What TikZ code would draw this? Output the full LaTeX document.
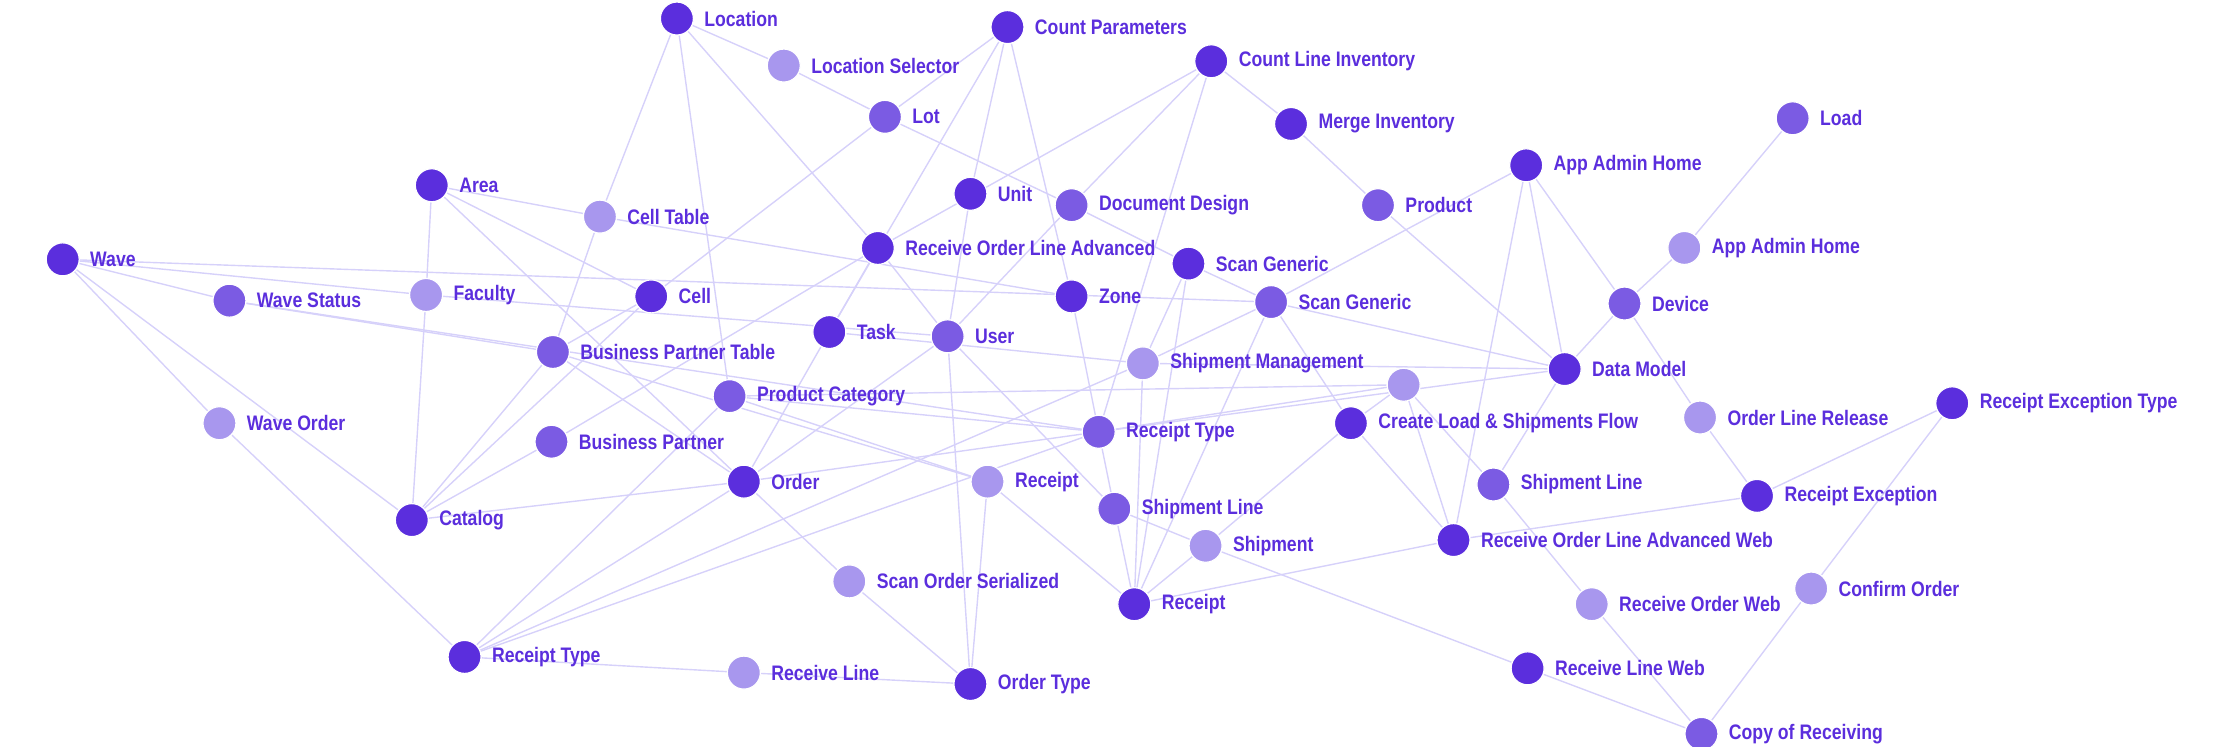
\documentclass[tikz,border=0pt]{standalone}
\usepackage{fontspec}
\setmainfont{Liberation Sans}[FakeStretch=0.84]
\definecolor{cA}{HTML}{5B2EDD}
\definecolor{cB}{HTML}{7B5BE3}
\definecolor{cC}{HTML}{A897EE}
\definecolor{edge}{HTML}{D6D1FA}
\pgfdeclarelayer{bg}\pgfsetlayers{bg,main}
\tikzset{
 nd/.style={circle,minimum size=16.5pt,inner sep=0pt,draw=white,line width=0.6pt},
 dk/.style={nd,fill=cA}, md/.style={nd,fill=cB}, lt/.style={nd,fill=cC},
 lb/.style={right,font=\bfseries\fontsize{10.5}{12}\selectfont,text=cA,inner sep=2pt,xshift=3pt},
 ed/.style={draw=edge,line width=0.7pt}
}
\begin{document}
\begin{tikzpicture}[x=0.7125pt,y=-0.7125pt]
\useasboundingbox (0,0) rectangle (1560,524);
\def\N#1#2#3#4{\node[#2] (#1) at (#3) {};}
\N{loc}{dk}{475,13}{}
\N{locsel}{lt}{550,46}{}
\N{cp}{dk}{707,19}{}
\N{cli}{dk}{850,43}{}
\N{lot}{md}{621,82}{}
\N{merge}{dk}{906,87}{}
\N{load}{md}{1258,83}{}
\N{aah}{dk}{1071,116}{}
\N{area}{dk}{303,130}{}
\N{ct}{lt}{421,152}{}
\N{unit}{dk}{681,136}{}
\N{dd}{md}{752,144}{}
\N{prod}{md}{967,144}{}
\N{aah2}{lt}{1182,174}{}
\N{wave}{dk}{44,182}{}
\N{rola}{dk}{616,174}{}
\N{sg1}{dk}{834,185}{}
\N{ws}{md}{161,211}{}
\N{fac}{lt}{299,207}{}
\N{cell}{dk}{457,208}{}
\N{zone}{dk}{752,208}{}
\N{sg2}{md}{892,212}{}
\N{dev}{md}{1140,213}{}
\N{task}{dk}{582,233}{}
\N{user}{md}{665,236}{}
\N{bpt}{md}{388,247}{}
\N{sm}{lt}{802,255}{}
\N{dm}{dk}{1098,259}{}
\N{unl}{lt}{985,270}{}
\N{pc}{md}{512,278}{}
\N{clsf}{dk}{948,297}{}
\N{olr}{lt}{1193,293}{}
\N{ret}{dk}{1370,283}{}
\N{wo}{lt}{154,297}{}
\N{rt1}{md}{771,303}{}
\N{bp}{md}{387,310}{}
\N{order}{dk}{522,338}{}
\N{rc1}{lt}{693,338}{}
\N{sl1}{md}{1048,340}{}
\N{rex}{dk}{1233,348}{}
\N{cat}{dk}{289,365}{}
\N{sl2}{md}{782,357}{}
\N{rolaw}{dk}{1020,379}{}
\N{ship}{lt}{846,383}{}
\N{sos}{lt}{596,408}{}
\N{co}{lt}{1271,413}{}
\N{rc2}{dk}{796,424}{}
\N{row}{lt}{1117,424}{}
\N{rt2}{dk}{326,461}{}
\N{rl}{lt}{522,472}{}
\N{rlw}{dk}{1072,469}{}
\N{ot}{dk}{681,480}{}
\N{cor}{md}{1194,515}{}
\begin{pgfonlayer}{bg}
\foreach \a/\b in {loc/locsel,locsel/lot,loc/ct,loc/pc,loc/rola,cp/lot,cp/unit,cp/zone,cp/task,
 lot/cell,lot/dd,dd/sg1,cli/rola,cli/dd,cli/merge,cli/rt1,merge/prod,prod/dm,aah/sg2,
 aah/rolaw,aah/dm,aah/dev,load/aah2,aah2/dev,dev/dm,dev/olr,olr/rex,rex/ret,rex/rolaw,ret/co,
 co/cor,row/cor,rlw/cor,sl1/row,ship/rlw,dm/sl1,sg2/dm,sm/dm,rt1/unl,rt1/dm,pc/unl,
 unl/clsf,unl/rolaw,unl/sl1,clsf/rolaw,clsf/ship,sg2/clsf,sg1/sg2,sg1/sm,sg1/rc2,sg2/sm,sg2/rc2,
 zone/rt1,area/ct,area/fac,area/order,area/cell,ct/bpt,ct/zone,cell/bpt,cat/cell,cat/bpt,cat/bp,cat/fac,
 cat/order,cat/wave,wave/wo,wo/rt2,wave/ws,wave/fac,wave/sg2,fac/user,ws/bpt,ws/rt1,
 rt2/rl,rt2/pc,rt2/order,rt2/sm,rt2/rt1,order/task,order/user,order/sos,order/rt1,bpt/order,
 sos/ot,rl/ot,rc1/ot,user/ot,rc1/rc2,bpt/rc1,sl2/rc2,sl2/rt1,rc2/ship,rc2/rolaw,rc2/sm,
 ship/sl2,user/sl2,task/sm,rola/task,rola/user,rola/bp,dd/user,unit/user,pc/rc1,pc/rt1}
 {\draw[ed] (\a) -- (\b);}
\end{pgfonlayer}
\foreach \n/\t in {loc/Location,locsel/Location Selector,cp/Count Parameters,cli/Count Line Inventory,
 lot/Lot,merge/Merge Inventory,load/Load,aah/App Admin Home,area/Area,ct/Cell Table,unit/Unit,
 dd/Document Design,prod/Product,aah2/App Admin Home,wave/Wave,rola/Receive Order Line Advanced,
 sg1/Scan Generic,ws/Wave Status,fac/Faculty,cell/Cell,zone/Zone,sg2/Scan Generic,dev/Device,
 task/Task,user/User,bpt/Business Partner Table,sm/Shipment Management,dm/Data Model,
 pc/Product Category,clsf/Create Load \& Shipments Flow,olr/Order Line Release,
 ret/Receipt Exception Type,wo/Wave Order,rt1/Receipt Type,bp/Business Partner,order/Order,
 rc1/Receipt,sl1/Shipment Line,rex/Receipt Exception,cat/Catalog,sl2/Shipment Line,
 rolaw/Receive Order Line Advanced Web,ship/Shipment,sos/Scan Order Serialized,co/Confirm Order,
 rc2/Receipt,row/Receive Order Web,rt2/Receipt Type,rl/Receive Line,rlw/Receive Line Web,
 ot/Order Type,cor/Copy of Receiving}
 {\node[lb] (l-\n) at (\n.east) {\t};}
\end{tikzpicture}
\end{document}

• [Problem to work on]: Write out each line again precisely as it appears, skipping every picture.

• [Response to this exercise]:
What TikZ code would draw this? Output the full LaTeX document.
\documentclass[tikz,border=0pt]{standalone}
\usepackage{fontspec}
\setmainfont{Liberation Sans}[FakeStretch=0.84]
\definecolor{cA}{HTML}{5B2EDD}
\definecolor{cB}{HTML}{7B5BE3}
\definecolor{cC}{HTML}{A897EE}
\definecolor{edge}{HTML}{D6D1FA}
\pgfdeclarelayer{bg}\pgfsetlayers{bg,main}
\tikzset{
 nd/.style={circle,minimum size=16.5pt,inner sep=0pt,draw=white,line width=0.6pt},
 dk/.style={nd,fill=cA}, md/.style={nd,fill=cB}, lt/.style={nd,fill=cC},
 lb/.style={right,font=\bfseries\fontsize{10.5}{12}\selectfont,text=cA,inner sep=2pt,xshift=3pt},
 ed/.style={draw=edge,line width=0.7pt}
}
\begin{document}
\begin{tikzpicture}[x=0.7125pt,y=-0.7125pt]
\useasboundingbox (0,0) rectangle (1560,524);
\def\N#1#2#3#4{\node[#2] (#1) at (#3) {};}
\N{loc}{dk}{475,13}{}
\N{locsel}{lt}{550,46}{}
\N{cp}{dk}{707,19}{}
\N{cli}{dk}{850,43}{}
\N{lot}{md}{621,82}{}
\N{merge}{dk}{906,87}{}
\N{load}{md}{1258,83}{}
\N{aah}{dk}{1071,116}{}
\N{area}{dk}{303,130}{}
\N{ct}{lt}{421,152}{}
\N{unit}{dk}{681,136}{}
\N{dd}{md}{752,144}{}
\N{prod}{md}{967,144}{}
\N{aah2}{lt}{1182,174}{}
\N{wave}{dk}{44,182}{}
\N{rola}{dk}{616,174}{}
\N{sg1}{dk}{834,185}{}
\N{ws}{md}{161,211}{}
\N{fac}{lt}{299,207}{}
\N{cell}{dk}{457,208}{}
\N{zone}{dk}{752,208}{}
\N{sg2}{md}{892,212}{}
\N{dev}{md}{1140,213}{}
\N{task}{dk}{582,233}{}
\N{user}{md}{665,236}{}
\N{bpt}{md}{388,247}{}
\N{sm}{lt}{802,255}{}
\N{dm}{dk}{1098,259}{}
\N{unl}{lt}{985,270}{}
\N{pc}{md}{512,278}{}
\N{clsf}{dk}{948,297}{}
\N{olr}{lt}{1193,293}{}
\N{ret}{dk}{1370,283}{}
\N{wo}{lt}{154,297}{}
\N{rt1}{md}{771,303}{}
\N{bp}{md}{387,310}{}
\N{order}{dk}{522,338}{}
\N{rc1}{lt}{693,338}{}
\N{sl1}{md}{1048,340}{}
\N{rex}{dk}{1233,348}{}
\N{cat}{dk}{289,365}{}
\N{sl2}{md}{782,357}{}
\N{rolaw}{dk}{1020,379}{}
\N{ship}{lt}{846,383}{}
\N{sos}{lt}{596,408}{}
\N{co}{lt}{1271,413}{}
\N{rc2}{dk}{796,424}{}
\N{row}{lt}{1117,424}{}
\N{rt2}{dk}{326,461}{}
\N{rl}{lt}{522,472}{}
\N{rlw}{dk}{1072,469}{}
\N{ot}{dk}{681,480}{}
\N{cor}{md}{1194,515}{}
\begin{pgfonlayer}{bg}
\foreach \a/\b in {loc/locsel,locsel/lot,loc/ct,loc/pc,loc/rola,cp/lot,cp/unit,cp/zone,cp/task,
 lot/cell,lot/dd,dd/sg1,cli/rola,cli/dd,cli/merge,cli/rt1,merge/prod,prod/dm,aah/sg2,
 aah/rolaw,aah/dm,aah/dev,load/aah2,aah2/dev,dev/dm,dev/olr,olr/rex,rex/ret,rex/rolaw,ret/co,
 co/cor,row/cor,rlw/cor,sl1/row,ship/rlw,dm/sl1,sg2/dm,sm/dm,rt1/unl,rt1/dm,pc/unl,
 unl/clsf,unl/rolaw,unl/sl1,clsf/rolaw,clsf/ship,sg2/clsf,sg1/sg2,sg1/sm,sg1/rc2,sg2/sm,sg2/rc2,
 zone/rt1,area/ct,area/fac,area/order,area/cell,ct/bpt,ct/zone,cell/bpt,cat/cell,cat/bpt,cat/bp,cat/fac,
 cat/order,cat/wave,wave/wo,wo/rt2,wave/ws,wave/fac,wave/sg2,fac/user,ws/bpt,ws/rt1,
 rt2/rl,rt2/pc,rt2/order,rt2/sm,rt2/rt1,order/task,order/user,order/sos,order/rt1,bpt/order,
 sos/ot,rl/ot,rc1/ot,user/ot,rc1/rc2,bpt/rc1,sl2/rc2,sl2/rt1,rc2/ship,rc2/rolaw,rc2/sm,
 ship/sl2,user/sl2,task/sm,rola/task,rola/user,rola/bp,dd/user,unit/user,pc/rc1,pc/rt1}
 {\draw[ed] (\a) -- (\b);}
\end{pgfonlayer}
\foreach \n/\t in {loc/Location,locsel/Location Selector,cp/Count Parameters,cli/Count Line Inventory,
 lot/Lot,merge/Merge Inventory,load/Load,aah/App Admin Home,area/Area,ct/Cell Table,unit/Unit,
 dd/Document Design,prod/Product,aah2/App Admin Home,wave/Wave,rola/Receive Order Line Advanced,
 sg1/Scan Generic,ws/Wave Status,fac/Faculty,cell/Cell,zone/Zone,sg2/Scan Generic,dev/Device,
 task/Task,user/User,bpt/Business Partner Table,sm/Shipment Management,dm/Data Model,
 pc/Product Category,clsf/Create Load \& Shipments Flow,olr/Order Line Release,
 ret/Receipt Exception Type,wo/Wave Order,rt1/Receipt Type,bp/Business Partner,order/Order,
 rc1/Receipt,sl1/Shipment Line,rex/Receipt Exception,cat/Catalog,sl2/Shipment Line,
 rolaw/Receive Order Line Advanced Web,ship/Shipment,sos/Scan Order Serialized,co/Confirm Order,
 rc2/Receipt,row/Receive Order Web,rt2/Receipt Type,rl/Receive Line,rlw/Receive Line Web,
 ot/Order Type,cor/Copy of Receiving}
 {\node[lb] (l-\n) at (\n.east) {\t};}
\end{tikzpicture}
\end{document}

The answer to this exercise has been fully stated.